One of the main advantages they have over full-electric vehicles is that there is no need to worry about running out of charge, as hybrids combine a conventional engine with an electric motor.

They don’t suffer from a lack of infrastructure, which is currently holding back other alternatives such as hydrogen and CNG.

Also, hybrids are more widely available than other types of alternative-fuel vehicles (although they still lag far behind standard diesel and petrol vehicles in terms of available models).

Honda and Toyota are already well-established in the hybrid market but in the past 18 months Peugeot, Citroën, Vauxhall, Volkswagen, Audi, BMW, Mercedes-Benz, Infiniti, Porsche, Chevrolet and Mitsubishi have introduced hybrids.

Arguably, the London congestion charge has had a big part to play in the popularity of hybrids. Fleets operating in London, such the Salvation Army, introduced hybrids to the choice list as they were exempt from the charge under the alternative fuel discount.

Last year Transport for London replaced the alternative fuel discount with the greener fuel discount.

Under the new rules, only vehicles that emit less than, or equal to, 100g/km of CO2 and meet Euro5 emissions standards qualify for a 100% discount.

This means that not all hybrids now qualify – take the Honda Jazz with emission of 104g/km as an example – but many still do, especially the latest models.

There are plenty of other financial reasons to consider hybrids.

They typically fall into the lower company car tax bands due to their low CO2 emissions and there are capital allowance benefits for hybrids that emit less than 110g/km of CO2, although this will reduce to cars emitting 95g/km or lower from April 2013.
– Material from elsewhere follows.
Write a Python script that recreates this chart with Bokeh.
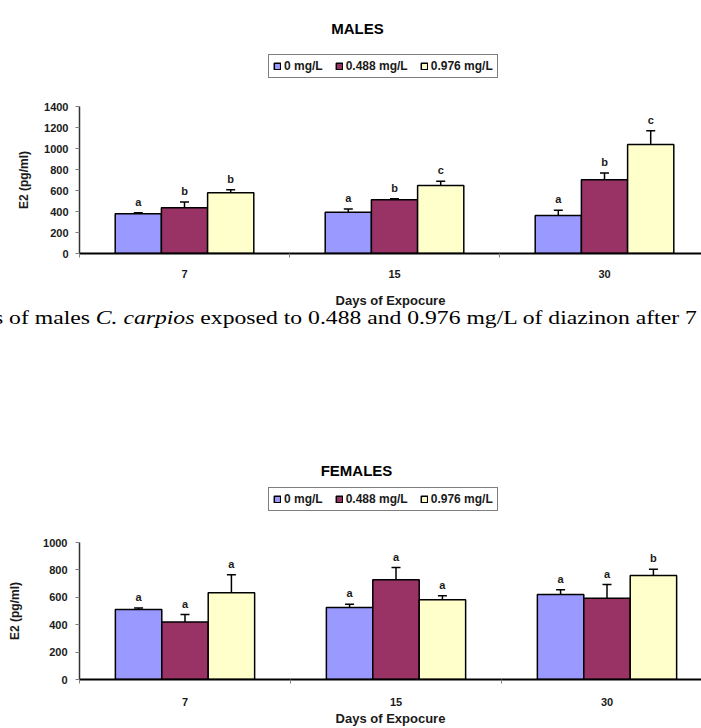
from bokeh.plotting import figure
from bokeh.models import (ColumnDataSource, Range1d, FixedTicker, Whisker, TeeHead,
                          Legend, LegendItem, Label, Div)
from bokeh.layouts import column
from bokeh.core.properties import value
from bokeh.embed import file_html
from bokeh.resources import INLINE

# ---------------- data ----------------
days = ["7", "15", "30"]
series = ["0 mg/L", "0.488 mg/L", "0.976 mg/L"]
colors = ["#9999FF", "#993366", "#FFFFCC"]

male_0 = [378, 394, 362]
male_0488 = [435, 511, 702]
male_0976 = [578, 648, 1038]
male_err_0 = [10, 30, 50]
male_err_0488 = [55, 10, 65]
male_err_0976 = [30, 40, 130]
male_letters_0 = ["a", "a", "a"]
male_letters_0488 = ["b", "b", "b"]
male_letters_0976 = ["b", "c", "c"]

female_0 = [511, 525, 621]
female_0488 = [419, 728, 593]
female_0976 = [634, 583, 759]
female_err_0 = [10, 25, 35]
female_err_0488 = [55, 90, 100]
female_err_0976 = [130, 28, 45]
female_letters_0 = ["a", "a", "a"]
female_letters_0488 = ["a", "a", "a"]
female_letters_0976 = ["a", "a", "b"]

male_ticks = [0, 200, 400, 600, 800, 1000, 1200, 1400]
female_ticks = [0, 200, 400, 600, 800, 1000]

FONT = "Liberation Sans"
FONT_V = value(FONT)
TXT = "#1a1a1a"
W = 701
FRAME_LEFT = 79
BW = 0.22


def bar_x(j):
    return [i + 0.5 + (j - 1) * BW for i in range(len(days))]


def make_header(title, vals, h, title_xy, legend_xy):
    """Title and legend strip above a chart (page-pixel data space, y down)."""
    p = figure(width=W, height=h, output_backend="svg", toolbar_location=None,
               x_range=Range1d(FRAME_LEFT, W), y_range=Range1d(h, 0),
               x_axis_type=None, y_axis_type=None,
               min_border_left=FRAME_LEFT, min_border_right=0,
               min_border_top=0, min_border_bottom=0)
    p.xgrid.visible = False
    p.ygrid.visible = False
    p.outline_line_color = None
    p.background_fill_color = "white"
    p.border_fill_color = "white"
    # legend-only renderers (hidden; the legend still shows their swatches)
    rs = []
    for j, c in enumerate(colors):
        r = p.vbar(x=bar_x(j), top=vals[j], bottom=0, width=BW, fill_color=c,
                   line_color="black", line_width=1.5)
        r.visible = False
        rs.append(r)
    tx, ty = title_xy
    p.add_layout(Label(x=tx, y=ty, text=title, text_align="center", text_baseline="middle",
                       text_font=FONT, text_font_size="15px", text_font_style="bold",
                       text_color="black"))
    lx, ly = legend_xy
    legend = Legend(items=[LegendItem(label=s, renderers=[r]) for s, r in zip(series, rs)],
                    orientation="horizontal", location=(lx - FRAME_LEFT, ly), margin=0,
                    padding=4, spacing=12, label_standoff=3,
                    glyph_width=8, glyph_height=8,
                    label_text_font=FONT, label_text_font_size="12px",
                    label_text_font_style="bold", label_text_color=TXT,
                    label_height=12,
                    inactive_fill_alpha=0,
                    border_line_color="black", border_line_width=1.5,
                    background_fill_color="white", background_fill_alpha=1)
    p.add_layout(legend, "center")
    return p


def make_chart(vals, errs, letters, yticks, fig_h, border_top,
               border_bottom, frame_h, unit_px,
               ylab_standoff, ytick_standoff, xtick_standoff, xlab_standoff):
    frame_w = W - FRAME_LEFT
    ymax = yticks[-1]
    p = figure(width=W, height=fig_h, output_backend="svg", toolbar_location=None,
               x_range=Range1d(0, frame_w / unit_px), y_range=Range1d(0, ymax),
               min_border_left=FRAME_LEFT, min_border_right=0,
               min_border_top=border_top, min_border_bottom=border_bottom)
    p.xgrid.visible = False
    p.ygrid.visible = False
    p.outline_line_color = None
    p.background_fill_color = "white"
    p.border_fill_color = "white"

    pad = 11 * ymax / frame_h
    for j in range(3):
        src = ColumnDataSource(dict(
            x=bar_x(j), top=vals[j],
            lower=[v - e for v, e in zip(vals[j], errs[j])],
            upper=[v + e for v, e in zip(vals[j], errs[j])],
            ly=[v + e + pad for v, e in zip(vals[j], errs[j])],
            lab=letters[j]))
        p.vbar(x="x", top="top", bottom=0, width=BW, source=src,
               fill_color=colors[j], line_color="black", line_width=1.5)
        p.add_layout(Whisker(source=src, base="x", lower="lower", upper="upper",
                             dimension="height", line_color="black", line_width=1.5,
                             upper_head=TeeHead(size=9, line_color="black", line_width=1.5),
                             lower_head=TeeHead(size=9, line_color="black", line_width=1.5)))
        p.text(x="x", y="ly", text="lab", source=src, text_align="center",
               text_baseline="middle", text_font=FONT_V, text_font_size="11px",
               text_font_style="bold", text_color=TXT)

    # x axis
    xa = p.xaxis[0]
    xa.ticker = FixedTicker(ticks=[i + 0.5 for i in range(len(days))],
                            minor_ticks=[0, 1, 2, 3])
    xa.major_label_overrides = {i + 0.5: d for i, d in enumerate(days)}
    xa.major_tick_out = 0
    xa.major_tick_in = 0
    xa.minor_tick_out = 4
    xa.minor_tick_in = 0
    xa.minor_tick_line_color = "#808080"
    xa.axis_line_color = "black"
    xa.axis_line_width = 2
    xa.major_label_text_font = FONT
    xa.major_label_text_font_size = "11px"
    xa.major_label_text_font_style = "bold"
    xa.major_label_text_color = TXT
    xa.major_label_standoff = xtick_standoff
    xa.axis_label = "Days of Expocure"
    xa.axis_label_text_font = FONT
    xa.axis_label_text_font_size = "13px"
    xa.axis_label_text_font_style = "bold"
    xa.axis_label_text_color = TXT
    xa.axis_label_standoff = xlab_standoff

    # y axis
    ya = p.yaxis[0]
    ya.ticker = FixedTicker(ticks=yticks, minor_ticks=[])
    ya.major_tick_out = 4
    ya.major_tick_in = 0
    ya.major_tick_line_color = "#808080"
    ya.axis_line_color = "#333333"
    ya.axis_line_width = 1.5
    ya.major_label_text_font = FONT
    ya.major_label_text_font_size = "11px"
    ya.major_label_text_font_style = "bold"
    ya.major_label_text_color = TXT
    ya.major_label_standoff = ytick_standoff
    ya.axis_label = "E2 (pg/ml)"
    ya.axis_label_text_font = FONT
    ya.axis_label_text_font_size = "12px"
    ya.axis_label_text_font_style = "bold"
    ya.axis_label_text_color = TXT
    ya.axis_label_standoff = ylab_standoff
    return p


male_vals = [male_0, male_0488, male_0976]
female_vals = [female_0, female_0488, female_0976]

h1 = make_header("MALES", male_vals, 98, title_xy=(357, 28), legend_xy=(268, 20))
p1 = make_chart(male_vals,
                [male_err_0, male_err_0488, male_err_0976],
                [male_letters_0, male_letters_0488, male_letters_0976],
                male_ticks, fig_h=212, border_top=8, border_bottom=57,
                frame_h=147, unit_px=210,
                ylab_standoff=10, ytick_standoff=7, xtick_standoff=12, xlab_standoff=12)

caption = Div(text='<span style="display:inline-block; margin-left:-6px; transform:scaleX(1.245); '
                   'transform-origin:left center;">s of males <i>C. carpios</i> exposed to 0.488 '
                   'and 0.976 mg/L of diazinon after 7</span>',
              width=W, height=20, margin=0,
              styles={"font-family": "Liberation Serif", "font-size": "19px",
                      "white-space": "nowrap", "line-height": "16px", "color": "black"})

h2 = make_header("FEMALES", female_vals, 206, title_xy=(356, 140), legend_xy=(268, 25))
p2 = make_chart(female_vals,
                [female_err_0, female_err_0488, female_err_0976],
                [female_letters_0, female_letters_0488, female_letters_0976],
                female_ticks, fig_h=192, border_top=6, border_bottom=48,
                frame_h=138, unit_px=211,
                ylab_standoff=18, ytick_standoff=8, xtick_standoff=14, xlab_standoff=2)

layout = column(h1, p1, caption, h2, p2, spacing=0)
open("out.html", "w").write(file_html(layout, INLINE))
Diesel hybrids are exempt from the 3% benefit-in-kind (BIK) tax surcharge that applies to standard diesels.

However, future tax changes are hampering hybrid sales in some cases. Vauxhall says that sales of the Ampera have been “steady” but “slightly lower than expected” due to the Government’s decision to deteriorate the BIK incentive in 2015 (within ownership period).

The Ampera and other cars with CO2 of 75g/km or lower will witness a BIK tax shift from 5% of P11D to 9% in 2015, while pure EVs will go from zero BIK tax to 9%.

One of the main advantages hybrids have is that they allow a company to demonstrate it has strong environmental credentials as they emit less NOx and particulate matter than diesels, and some run in EV mode at lower speeds with no exhast emissions.